En écoutant le rapport d'activités présenté à onze voix lors de l'AG, on réalise l'ampleur du travail effectué par les militants. « Quand les adhérents nous ont demandé des lettres types pour l'enquête publique sur le PLU, cela nous a forcés à aller plus loin dans la compréhension et la vulgarisation du dossier », explique Véronique Guislain. « On a par exemple creusé le principe de précaution ». Les conditions de l'enquête publique ont aussi été critiquées : « le maire répondait à la place du commissaire enquêteur aux questions des gens, c'est interdit »...

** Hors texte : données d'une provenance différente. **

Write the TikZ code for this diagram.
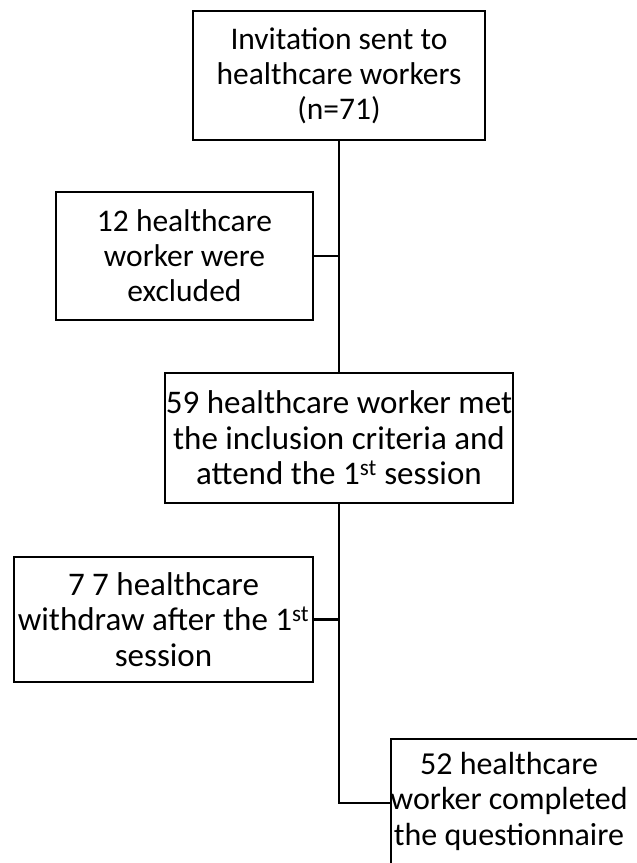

Reste que la lutte des opposants demeure celle du pot de terre contre le pot de fer ! On s'en rend compte en regardant la comptabilité du Pic noir. La moitié de son budget 2016 d'environ 6000 euros est passé en frais d'avocat. Comme d'autres procédures sont prévisibles, il faut trouver les moyens de les financer car « les cotisations ne suffiront pas ». Les idées ne manquent pas, d'une fête en forêt cet été à une brocante à l'automne en passant par l'organisation de conférence et la participation à des festivités diverses.

Cette dimension du partage est cruciale. « Ces trois ans nous ont fait grandir, mais au-delà du militantisme, c'est une aventure humaine forte, avec des gens de tous bords », explique Véronique Guislain. Il y a aussi les relations, parfois sportives, avec les autres collectifs d'opposants aux centers parcs non seulement de Poligny, mais aussi du Rousset et de Roybon. Un « échange fructueux » s'est tenu avec le CJOCP qui organise un prochain rassemblement le 17 juin dans la forêt de Poligny, le Pic noir y tiendra un stand. Après de vives critiques mutuelles, vient le temps de la reconnaissance des « différentes démarches » poursuivant le même but.